Locate the word "this" in the entries below, then gather every line that holds it.
──────── RAW RECORDS ────────
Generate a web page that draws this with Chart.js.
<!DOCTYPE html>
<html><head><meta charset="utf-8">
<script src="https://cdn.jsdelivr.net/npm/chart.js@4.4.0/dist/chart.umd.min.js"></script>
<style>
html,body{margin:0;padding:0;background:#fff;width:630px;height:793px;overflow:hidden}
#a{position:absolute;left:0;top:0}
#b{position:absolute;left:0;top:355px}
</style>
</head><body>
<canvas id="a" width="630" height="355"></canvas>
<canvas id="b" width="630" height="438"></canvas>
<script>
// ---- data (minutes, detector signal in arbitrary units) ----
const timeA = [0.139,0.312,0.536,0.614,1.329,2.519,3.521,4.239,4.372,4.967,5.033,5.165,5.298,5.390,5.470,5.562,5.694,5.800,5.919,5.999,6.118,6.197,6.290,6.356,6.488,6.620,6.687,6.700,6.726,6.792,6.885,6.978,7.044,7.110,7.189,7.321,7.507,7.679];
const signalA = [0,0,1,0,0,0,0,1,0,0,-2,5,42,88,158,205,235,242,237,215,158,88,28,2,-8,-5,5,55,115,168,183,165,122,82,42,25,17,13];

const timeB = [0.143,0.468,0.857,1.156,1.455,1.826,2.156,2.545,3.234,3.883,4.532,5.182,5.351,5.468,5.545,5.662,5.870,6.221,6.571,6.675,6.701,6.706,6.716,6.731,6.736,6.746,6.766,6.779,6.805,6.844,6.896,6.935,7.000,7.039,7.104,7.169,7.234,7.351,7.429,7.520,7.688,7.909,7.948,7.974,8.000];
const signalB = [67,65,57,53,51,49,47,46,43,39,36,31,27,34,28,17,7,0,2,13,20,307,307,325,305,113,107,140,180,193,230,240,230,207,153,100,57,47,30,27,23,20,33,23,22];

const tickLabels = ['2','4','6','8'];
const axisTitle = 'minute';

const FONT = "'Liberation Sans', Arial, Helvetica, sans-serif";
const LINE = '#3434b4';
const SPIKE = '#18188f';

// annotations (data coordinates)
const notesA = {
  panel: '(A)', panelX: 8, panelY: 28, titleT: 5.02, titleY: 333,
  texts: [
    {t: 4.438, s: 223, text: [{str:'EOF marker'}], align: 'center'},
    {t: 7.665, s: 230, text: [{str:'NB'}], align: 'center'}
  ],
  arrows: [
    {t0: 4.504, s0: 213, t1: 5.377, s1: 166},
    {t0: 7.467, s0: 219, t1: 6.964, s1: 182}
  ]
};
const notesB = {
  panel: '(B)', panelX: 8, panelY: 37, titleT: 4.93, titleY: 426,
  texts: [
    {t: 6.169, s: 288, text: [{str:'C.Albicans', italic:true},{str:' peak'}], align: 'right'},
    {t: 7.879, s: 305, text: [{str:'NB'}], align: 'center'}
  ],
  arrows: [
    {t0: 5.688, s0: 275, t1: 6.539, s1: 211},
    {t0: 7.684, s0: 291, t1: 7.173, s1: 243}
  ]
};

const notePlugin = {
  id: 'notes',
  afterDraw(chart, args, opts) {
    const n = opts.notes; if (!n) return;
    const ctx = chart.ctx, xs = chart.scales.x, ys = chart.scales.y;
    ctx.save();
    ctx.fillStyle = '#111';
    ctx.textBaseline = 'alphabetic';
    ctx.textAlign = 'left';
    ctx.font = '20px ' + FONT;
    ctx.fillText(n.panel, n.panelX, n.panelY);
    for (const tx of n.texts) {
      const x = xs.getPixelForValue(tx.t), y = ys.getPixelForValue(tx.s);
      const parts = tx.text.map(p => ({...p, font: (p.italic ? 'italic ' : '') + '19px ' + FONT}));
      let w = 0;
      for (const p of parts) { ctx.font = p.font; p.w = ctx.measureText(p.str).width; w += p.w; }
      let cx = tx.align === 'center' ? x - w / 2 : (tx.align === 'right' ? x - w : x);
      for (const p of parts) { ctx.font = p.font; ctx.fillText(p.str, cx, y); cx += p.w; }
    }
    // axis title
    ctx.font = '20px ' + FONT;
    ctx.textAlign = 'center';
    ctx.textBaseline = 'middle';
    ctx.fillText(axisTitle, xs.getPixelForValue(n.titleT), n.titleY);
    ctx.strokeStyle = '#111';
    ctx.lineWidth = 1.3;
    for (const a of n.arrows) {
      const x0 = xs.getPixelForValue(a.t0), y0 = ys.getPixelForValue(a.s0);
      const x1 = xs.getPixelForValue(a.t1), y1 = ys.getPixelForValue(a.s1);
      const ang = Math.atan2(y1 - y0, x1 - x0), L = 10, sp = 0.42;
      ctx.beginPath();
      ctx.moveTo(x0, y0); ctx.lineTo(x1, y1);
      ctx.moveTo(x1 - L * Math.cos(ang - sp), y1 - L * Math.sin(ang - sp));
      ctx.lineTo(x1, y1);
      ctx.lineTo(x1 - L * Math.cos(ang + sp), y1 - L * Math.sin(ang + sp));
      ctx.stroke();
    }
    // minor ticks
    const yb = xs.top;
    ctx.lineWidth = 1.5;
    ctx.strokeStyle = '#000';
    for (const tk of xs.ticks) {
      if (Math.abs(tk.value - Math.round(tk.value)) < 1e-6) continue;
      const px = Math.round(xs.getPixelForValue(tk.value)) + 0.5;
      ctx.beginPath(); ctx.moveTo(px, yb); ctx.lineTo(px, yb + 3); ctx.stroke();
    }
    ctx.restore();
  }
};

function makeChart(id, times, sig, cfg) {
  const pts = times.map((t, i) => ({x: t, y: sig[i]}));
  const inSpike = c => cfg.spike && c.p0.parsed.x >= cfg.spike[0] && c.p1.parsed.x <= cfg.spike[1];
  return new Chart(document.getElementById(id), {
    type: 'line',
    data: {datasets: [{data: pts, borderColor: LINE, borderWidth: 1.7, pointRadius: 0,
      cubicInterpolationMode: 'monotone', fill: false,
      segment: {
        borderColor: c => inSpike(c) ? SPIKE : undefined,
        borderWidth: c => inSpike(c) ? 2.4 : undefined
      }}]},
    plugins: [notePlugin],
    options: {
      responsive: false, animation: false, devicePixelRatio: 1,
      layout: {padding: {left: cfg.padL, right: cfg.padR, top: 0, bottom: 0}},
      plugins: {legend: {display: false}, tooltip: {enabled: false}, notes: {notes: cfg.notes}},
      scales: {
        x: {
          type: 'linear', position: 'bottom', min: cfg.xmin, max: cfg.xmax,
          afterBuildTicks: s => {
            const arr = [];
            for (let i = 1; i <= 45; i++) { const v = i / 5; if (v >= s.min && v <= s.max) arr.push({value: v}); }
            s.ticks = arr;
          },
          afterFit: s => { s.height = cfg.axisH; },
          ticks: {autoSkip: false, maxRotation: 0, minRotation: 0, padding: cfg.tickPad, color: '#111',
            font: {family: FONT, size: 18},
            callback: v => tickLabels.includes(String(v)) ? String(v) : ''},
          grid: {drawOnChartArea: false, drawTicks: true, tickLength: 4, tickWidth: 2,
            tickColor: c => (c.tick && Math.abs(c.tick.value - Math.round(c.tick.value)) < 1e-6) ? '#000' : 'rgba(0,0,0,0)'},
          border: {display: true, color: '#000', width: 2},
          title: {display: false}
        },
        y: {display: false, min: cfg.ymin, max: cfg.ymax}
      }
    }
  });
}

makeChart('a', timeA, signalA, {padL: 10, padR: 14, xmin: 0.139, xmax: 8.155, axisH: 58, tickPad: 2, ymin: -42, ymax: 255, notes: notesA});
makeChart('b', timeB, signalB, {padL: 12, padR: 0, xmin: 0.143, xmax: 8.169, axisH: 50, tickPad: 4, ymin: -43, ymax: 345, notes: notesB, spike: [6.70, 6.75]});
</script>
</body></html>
────────
──────── RAW RECORDS ────────
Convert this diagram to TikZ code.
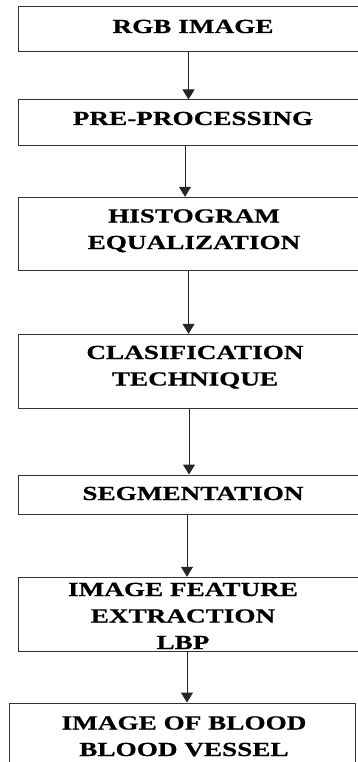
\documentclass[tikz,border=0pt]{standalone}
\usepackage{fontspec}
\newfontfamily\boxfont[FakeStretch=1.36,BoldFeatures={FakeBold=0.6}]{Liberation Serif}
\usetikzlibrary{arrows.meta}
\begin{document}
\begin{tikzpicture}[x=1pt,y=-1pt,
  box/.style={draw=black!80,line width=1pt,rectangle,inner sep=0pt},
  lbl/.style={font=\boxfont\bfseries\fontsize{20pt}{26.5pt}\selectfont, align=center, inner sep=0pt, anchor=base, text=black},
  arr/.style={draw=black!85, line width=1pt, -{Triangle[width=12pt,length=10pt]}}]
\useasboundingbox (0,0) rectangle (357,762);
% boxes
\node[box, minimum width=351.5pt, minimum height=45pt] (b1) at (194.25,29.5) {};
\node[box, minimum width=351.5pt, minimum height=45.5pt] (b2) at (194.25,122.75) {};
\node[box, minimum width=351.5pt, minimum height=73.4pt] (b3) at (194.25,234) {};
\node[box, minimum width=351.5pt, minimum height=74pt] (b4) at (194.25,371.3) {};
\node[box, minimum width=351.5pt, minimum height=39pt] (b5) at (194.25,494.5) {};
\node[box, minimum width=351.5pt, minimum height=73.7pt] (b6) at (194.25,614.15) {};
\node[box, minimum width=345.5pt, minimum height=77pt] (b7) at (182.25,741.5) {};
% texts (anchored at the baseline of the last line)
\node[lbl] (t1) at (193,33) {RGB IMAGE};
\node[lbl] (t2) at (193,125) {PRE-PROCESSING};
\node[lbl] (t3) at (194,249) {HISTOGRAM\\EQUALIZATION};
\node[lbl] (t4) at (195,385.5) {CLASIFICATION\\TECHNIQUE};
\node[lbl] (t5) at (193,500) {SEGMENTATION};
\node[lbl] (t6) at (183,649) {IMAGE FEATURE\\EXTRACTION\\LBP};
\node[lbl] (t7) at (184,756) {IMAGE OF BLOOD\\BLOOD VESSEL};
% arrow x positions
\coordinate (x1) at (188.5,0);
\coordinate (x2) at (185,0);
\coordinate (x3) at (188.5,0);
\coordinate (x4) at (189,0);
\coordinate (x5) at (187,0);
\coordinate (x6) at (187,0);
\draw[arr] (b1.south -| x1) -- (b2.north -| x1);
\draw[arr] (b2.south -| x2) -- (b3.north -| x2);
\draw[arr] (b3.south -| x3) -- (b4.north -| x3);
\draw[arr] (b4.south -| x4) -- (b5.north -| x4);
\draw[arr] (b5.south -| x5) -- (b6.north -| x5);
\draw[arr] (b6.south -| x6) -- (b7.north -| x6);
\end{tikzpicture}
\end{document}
────────
**TASK OUTPUT**
Generate a web page that draws this with Chart.js.
Convert this diagram to TikZ code.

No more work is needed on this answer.